Los postres rayan también a gran altura. En común tienen su frescura, la inclusión de hierbas y flores y lo más importante su originalidad. Postres que reflejan un estilo de cocina liderado por la ligereza, el sabor y la elegancia. En primer lugar, el helado de ruibarbo, con tomates pasificados, eneldo y pétalos de rosa fritos. Refrescante, ácido, herbáceo y con permutas en las texturas sobre todo a partir de esos elementos de pulcra fritura. En el segundo, las protagonistas son unas fresas silvestres espléndidas que aparecen tanto en merengue como al natural y vienen acompañadas de un helado de shiso, de flores de sauco y de un polvo helado de coco. Tremendamente estético, muy natural y en esa línea de postres que huyen del azúcar para encontrar en la frescura y en la levedad sus máximas aliadas.

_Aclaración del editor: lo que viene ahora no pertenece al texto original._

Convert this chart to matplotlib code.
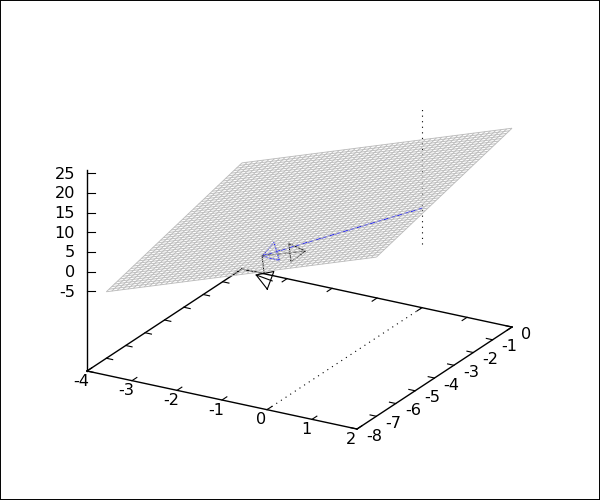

La cocina de El Invernadero en este 2025 roza la perfección. Rodrigo de la Calle y su jefa de cocina Diana Diaz utilizan las algas y las especias en fondos y marinados para elevar el gusto de las verduras, dotándolas de un umami especial, de un sabor que no se encuentra. Resulta justo alabar la figura de Diana Diaz comandando el pase en mis dos últimas visitas. Su nivel de concentración, la cantidad de platos que pasan por sus manos antes de ser servidos, la conversación que mantiene con los clientes y además junto con Rodrigo ser la responsable de la propuesta la convierten en una de las cocineras potencialmente más relevantes del país. La cocina de ambos está repleta de conocimiento y de mucho fundamento técnico para llevar a las verduras a otra dimensión.
Sin duda, la propuesta de El Invernadero es una de las interesantes de la ciudad de Madrid tanto por su nivel de exclusividad, desde una perspectiva de unicidad, como por una ejecución que nos lleva a degustar uno tras otro platos sobresalientes. Firme candidato a obtener un mayor reconocimiento en la guía roja. Entre los pases distinguidos, destacan la royal de guisantes, la sopa de cebolla, las habas con caldo de setas y trufas y los esparraguines con levadura y frutos secos. La alta cota de ligereza previamente comentada se percibe y agradece durante la digestión; aún siendo un menú largo y degustado en horario nocturno, la misma fue inmaculada.